Cost of learning to drive hits record high of £1575, causing more learners to ‘cut corners’ in attempts to save money


As with everything right now, costs are a concern. And sadly driving lessons are not exempt from a price hike. Veygo, the learner driver insurer, is warning that thousands of learner drivers are taking their driving test prematurely to save money, as the average cost of learning to drive soars to an average of £1,575 for the first time.

The rising cost of driving lessons is a direct result of the increased cost of living and fuel, and the impact is now being felt for learner drivers. With lessons now costing a record £35 per hour, on average, people are increasingly trying to reduce the overall cost of learning to drive by taking their driving test too early – and, ultimately, then failing. Only 48.4% passed their driving test in the last 12 months according to DVSA data, highlighting a systemic issue of ill-prepared learner drivers taking driving tests, in part due to the cost of lessons.

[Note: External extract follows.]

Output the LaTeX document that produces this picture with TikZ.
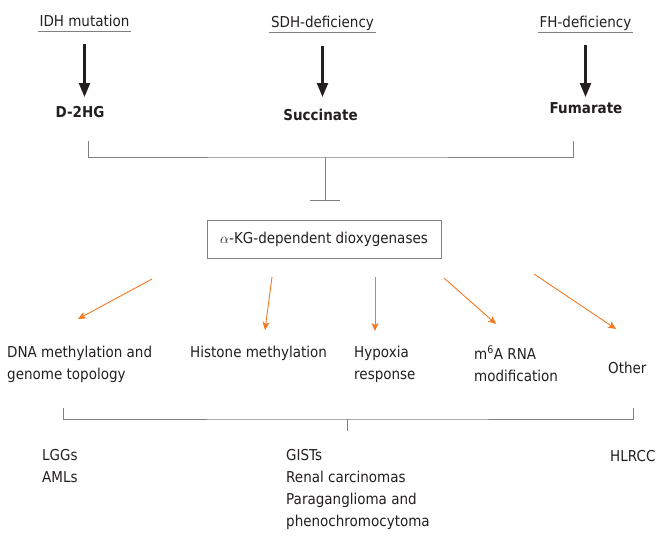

A side effect of this trend is that many learner drivers are also having to pay for multiple driving tests, which cost up to £149. RAC data revealed that more than 50,000 tests in the last 12 months were taken by those who have failed five or more times – which could cost them up to £745 on driving tests alone.

The troubling trend of ‘cutting corners’ emerges amid an industry that is facing significant waiting times for lessons and tests – caused in part by Covid 19 pandemic delays and DVSA strikes – with learners across the UK having to wait up to six months for a test slot. With fewer than half of learners now passing their practical driving test, there are growing calls for learner drivers to be ready before they take their test.

James Armstrong, CEO at Veygo, says: “With the average driving lesson now costing £35 per hour, and learner drivers needing around 45 hours of professional instruction to pass their tests, the cost of learning to drive is currently sitting around £1,575. This is nearly 5% of the average annual income for a UK household (£32,300 in 2022), introducing a huge cost and barrier to learning to drive for many across the country.

“We are seeing a systemic issue of people failing their driving tests. Learners are trying to pass as quickly as possible so that they don’t have to pay for expensive lessons, which is resulting in taking the test before they’re fully ready. This is feeding into the ongoing issue of long driving test waiting lists, and increasing the overall cost of learning to drive.

“I’d recommend that learner drivers prepare as much as they can before their tests, even if they have a limited budget. One way to do this is to support your professional lessons with practice in a private vehicle. Having access to a family member or friend’s car – with full learner insurance – is therefore a huge bonus for learners, making it quicker and much more affordable to learn to drive.”